Para começar, a surpresa de um prólogo de 40 minutos, tempo necessário para entender um protagonista enclausurado em algumas fitas de áudio que ele ouve no carro. (Também é surpreendente que, na capital do cinema industrial, tenham

reconhecido esta proposta íntima e delicada, um cinema em perigo de extinção, com o Globo de Ouro de melhor filme de língua não inglesa e com quatro nominações ao Oscar.)

Além de roteirista, ela, Oto, também gosta de contar histórias eróticas após o orgasmo. Mas este casal deixa de existir com a súbita morte dela devido a uma hemorragia cerebral. E é aí que começa a segunda parte “Drive My Car”, com o luto do protagonista, que decidiu trabalhar a versão multilíngue de “Vanya”, de Chekhov.

Nada do que acontece no filme acontece como planejado. Nada pode ser antecipado e a narrativa flui livremente, sem restrições. Não há estereótipos ou lugares comuns. Tudo é surpreendente e, ainda assim, natural. Hamaguchi retém a beleza do cotidiano, da calmaria, sem alardes nem altas paixões.

Todos os protagonistas de “Drive My Car”, presentes ou ausentes, têm em comum uma dificuldade ou ausência que os impede de se comunicar. E eles tentam solucionar isso de várias maneiras. Assim faz Yusuke, que revê o texto de “Vanya” no carro, dando respostas mecânicas e obsessivas às frases que sua mulher gravou em fita cassete.

Misaki, a jovem motorista, acompanha o diálogo fictício durante as idas e vindas, tentando se misturar à estrada e não ser notada enquanto ele recita. No pequeno espaço de um Saab 900 turbo vermelho dos anos 80 com teto solar, diretor e motorista forjam uma intimidade sutil, enquanto o texto de Chekhov questiona Kafuku sobre fidelidade, amor, fracasso e solidão, e as frases da peça ressoam dentro dele como um eco perfeito de sua vida. É essa capacidade de entrelaçar a realidade de seus personagens com o processo criativo que realizam que faz do filme algo extraordinário.
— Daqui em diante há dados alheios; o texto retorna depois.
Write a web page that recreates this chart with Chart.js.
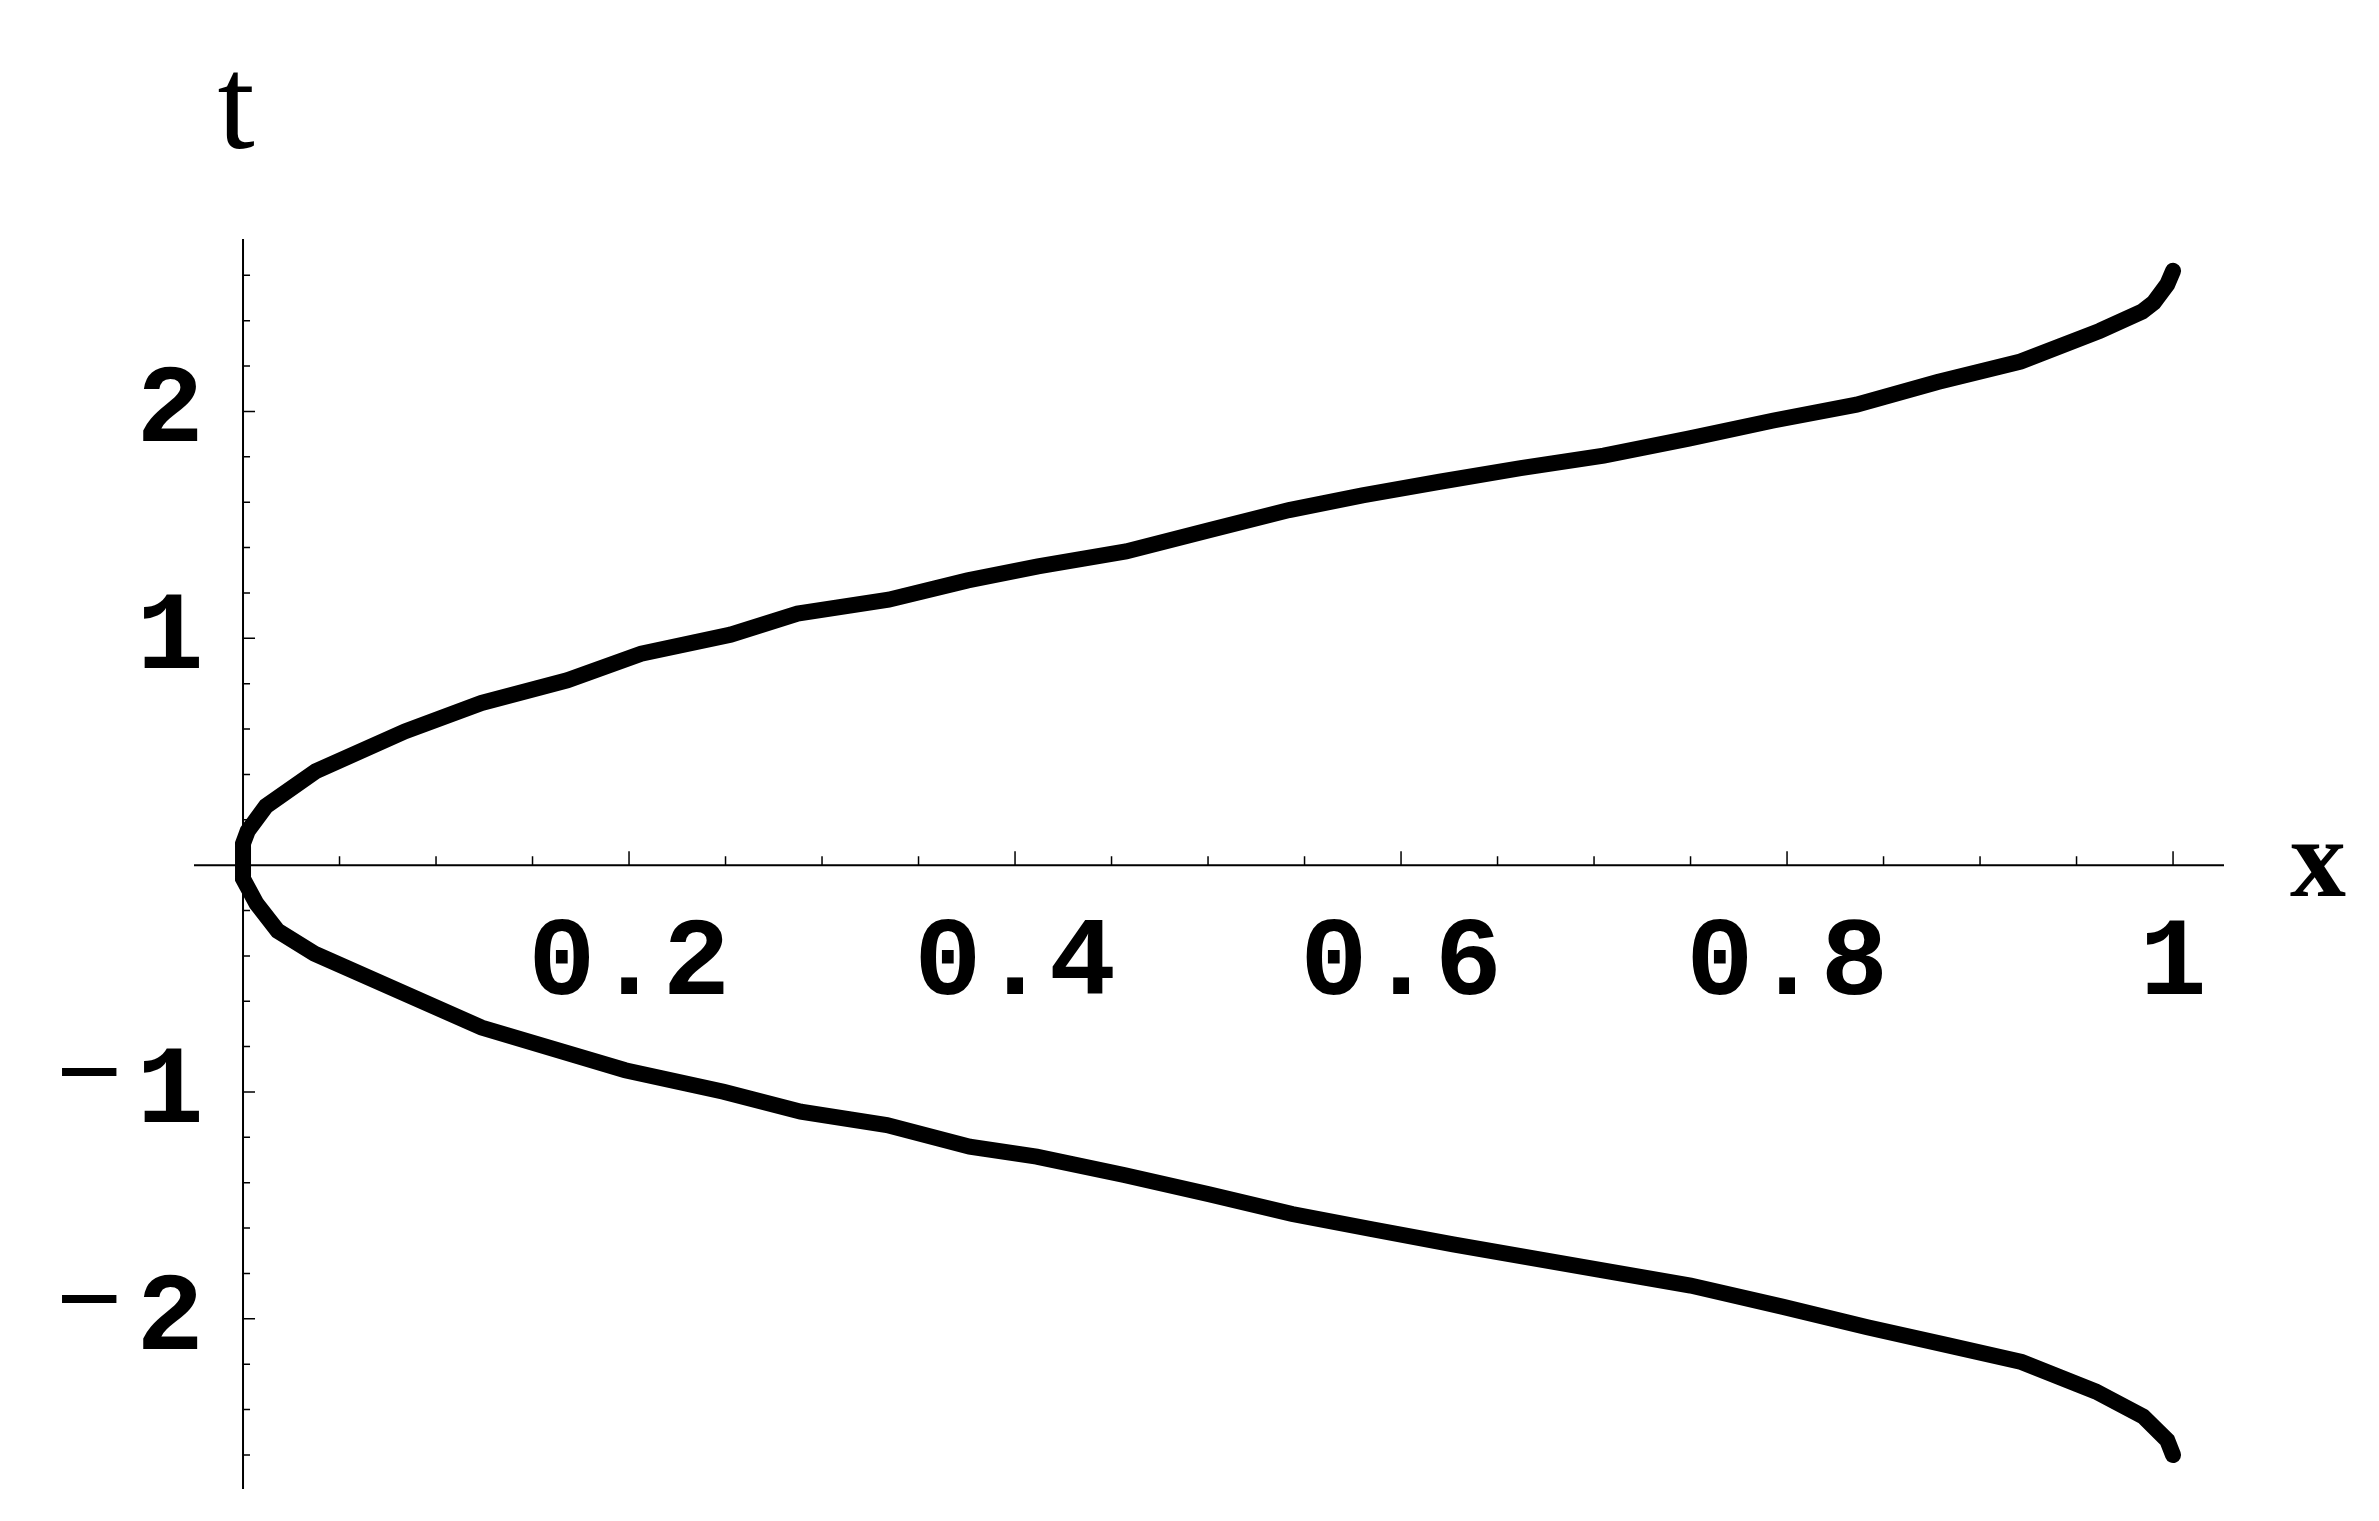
<!DOCTYPE html>
<html>
<head>
<meta charset="utf-8">
<title>t against x</title>
<script src="https://cdn.jsdelivr.net/npm/chart.js@4.4.1/dist/chart.umd.min.js"></script>
<style>
    html, body { margin: 0; padding: 0; background: #ffffff; }
    #chart-wrap { width: 2379px; height: 1521px; }
</style>
</head>
<body>
<div id="chart-wrap"><canvas id="curve-chart" width="2379" height="1521"></canvas></div>
<script>
// Curve points, traced from the upper end through the origin to the lower end
const curveX = [
    1.0, 0.997, 0.990, 0.984, 0.962, 0.921, 0.878, 0.836, 0.793, 0.749,
    0.705, 0.662, 0.620, 0.580, 0.542, 0.5005, 0.4575, 0.4119, 0.3755, 0.3345,
    0.2873, 0.2526, 0.2063, 0.168, 0.1236, 0.084, 0.0377, 0.0119, 0.0024, 0.0,
    0.0, 0.007, 0.018, 0.037, 0.1236, 0.198, 0.249, 0.289, 0.3336, 0.3765,
    0.4112, 0.4565, 0.5005, 0.5436, 0.585, 0.627, 0.668, 0.709, 0.750, 0.798,
    0.8416, 0.883, 0.9215, 0.960, 0.9845, 0.997, 1.0
];
const curveT = [
    2.62, 2.56, 2.48, 2.44, 2.355, 2.22, 2.13, 2.03, 1.96, 1.88,
    1.805, 1.75, 1.69, 1.63, 1.565, 1.476, 1.383, 1.317, 1.255, 1.170,
    1.109, 1.016, 0.932, 0.815, 0.715, 0.590, 0.414, 0.26, 0.15, 0.095,
    -0.06, -0.17, -0.29, -0.39, -0.716, -0.904, -0.999, -1.087, -1.146, -1.241,
    -1.285, -1.366, -1.451, -1.538, -1.605, -1.672, -1.732, -1.793, -1.853, -1.947,
    -2.037, -2.116, -2.19, -2.32, -2.43, -2.535, -2.60
];

// Axis ticks and labels
const xMajorTicks = [0.2, 0.4, 0.6, 0.8, 1];
const xTickLabels = ['0.2', '0.4', '0.6', '0.8', '1'];
const yMajorTicks = [2, 1, -1, -2];
const yTickLabels = ['2', '1', '\u22121', '\u22122'];
const xMinorStep = 0.05;
const yMinorStep = 0.2;
const xAxisTitle = 'x';
const yAxisTitle = 't';

const xMin = -0.0254, xMax = 1.0264;
const yMin = -2.75, yMax = 2.76;

const tickFont = 'bold 112px "Liberation Mono", "Courier New", monospace';

// Axes drawn through the origin, with ticks pointing inward
const crossAxes = {
    id: 'crossAxes',
    beforeDatasetsDraw(chart) {
        const { ctx, chartArea, scales: { x, y } } = chart;
        const x0 = x.getPixelForValue(0);
        const y0 = y.getPixelForValue(0);

        ctx.save();
        ctx.strokeStyle = '#000000';
        ctx.lineWidth = 2;
        ctx.beginPath();
        ctx.moveTo(chartArea.left, y0);
        ctx.lineTo(chartArea.right, y0);
        ctx.moveTo(x0, chartArea.top);
        ctx.lineTo(x0, chartArea.bottom);
        ctx.stroke();

        ctx.lineWidth = 1.5;
        ctx.beginPath();
        const nx = Math.round(xMax / xMinorStep);
        for (let i = 1; i <= nx; i++) {
            const v = i * xMinorStep;
            if (v > xMax) break;
            const px = x.getPixelForValue(v);
            const major = xMajorTicks.some(t => Math.abs(t - v) < 1e-6);
            ctx.moveTo(px, y0);
            ctx.lineTo(px, y0 - (major ? 14 : 9));
        }
        const ny = Math.floor(yMax / yMinorStep);
        for (let i = -ny; i <= ny; i++) {
            if (i === 0) continue;
            const v = i * yMinorStep;
            if (v < yMin || v > yMax) continue;
            const py = y.getPixelForValue(v);
            const major = yMajorTicks.some(t => Math.abs(t - v) < 1e-6);
            ctx.moveTo(x0, py);
            ctx.lineTo(x0 + (major ? 12 : 7), py);
        }
        ctx.stroke();
        ctx.restore();
    },
    afterDraw(chart) {
        const { ctx, chartArea, scales: { x, y } } = chart;
        const x0 = x.getPixelForValue(0);
        const y0 = y.getPixelForValue(0);

        ctx.save();
        ctx.fillStyle = '#000000';
        ctx.textBaseline = 'alphabetic';
        ctx.textAlign = 'center';

        // x tick labels under the axis
        ctx.font = tickFont;
        xMajorTicks.forEach((v, i) => {
            ctx.fillText(xTickLabels[i], x.getPixelForValue(v), y0 + 129);
        });

        // y tick labels left of the axis; the minus sign sits apart and higher
        yMajorTicks.forEach((v, i) => {
            const py = y.getPixelForValue(v);
            let label = yTickLabels[i];
            if (label.charAt(0) === '\u2212') {
                label = label.slice(1);
                ctx.font = '112px "Liberation Mono", "Courier New", monospace';
                const m = ctx.measureText('\u2212');
                const mid = (m.actualBoundingBoxDescent - m.actualBoundingBoxAscent) / 2;
                ctx.fillText('\u2212', x0 - 154, py - 20 - mid);
                ctx.font = tickFont;
            }
            ctx.fillText(label, x0 - 73, py + 30);
        });

        // axis titles
        ctx.font = 'bold 112px "Liberation Serif", "Times New Roman", serif';
        ctx.fillText(xAxisTitle, chartArea.right + 94, y0 + 31);

        ctx.font = '134px "Liberation Serif", "Times New Roman", serif';
        ctx.fillText(yAxisTitle, x0 - 7, chartArea.top - 91);
        ctx.restore();
    }
};

document.addEventListener('DOMContentLoaded', function() {
    const points = curveX.map((v, i) => ({ x: v, y: curveT[i] }));

    new Chart(document.getElementById('curve-chart'), {
        type: 'scatter',
        data: {
            datasets: [{
                data: points,
                showLine: true,
                borderColor: '#000000',
                backgroundColor: '#000000',
                borderWidth: 16,
                borderCapStyle: 'round',
                borderJoinStyle: 'miter',
                pointRadius: 0,
                pointHoverRadius: 0,
                tension: 0,
                fill: false
            }]
        },
        options: {
            responsive: false,
            animation: false,
            devicePixelRatio: 1,
            events: [],
            layout: {
                padding: { left: 194, right: 155, top: 239, bottom: 32 }
            },
            plugins: {
                legend: { display: false },
                tooltip: { enabled: false }
            },
            scales: {
                x: { type: 'linear', min: xMin, max: xMax, display: false },
                y: { type: 'linear', min: yMin, max: yMax, display: false }
            }
        },
        plugins: [crossAxes]
    });
});
</script>
</body>
</html>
E é a sutileza e fluidez com que este processo é alcançado que o torna uma obra-prima.

Numa espécie não declarada de epílogo, Hamaguchi coloca esses dois personagens no carro para que, neste espaço estreito, eles revelem as histórias que os levaram até lá, ou seja, o passado que os torna quem são. Mas então ele os retira e se afasta deles em planos gerais que ele também usa elegantemente. Dá a eles, assim, ar para respirar, espaço para pensar e os contextualiza num universo que, apesar de seu drama, não gira em torno só deles. É lá, ao ar livre e no espaço aberto, onde todas as feridas se mostram e ocorre a catarse, que consiste em nada mais do que aceitar a dor como algo genuíno, tentar perdoar o dano. "O que você vai fazer? Você tem que viver!”, dizem Kafuku e Misaki. Também dizem Sonia e seu tio Vanya. "Devemos continuar vivendo."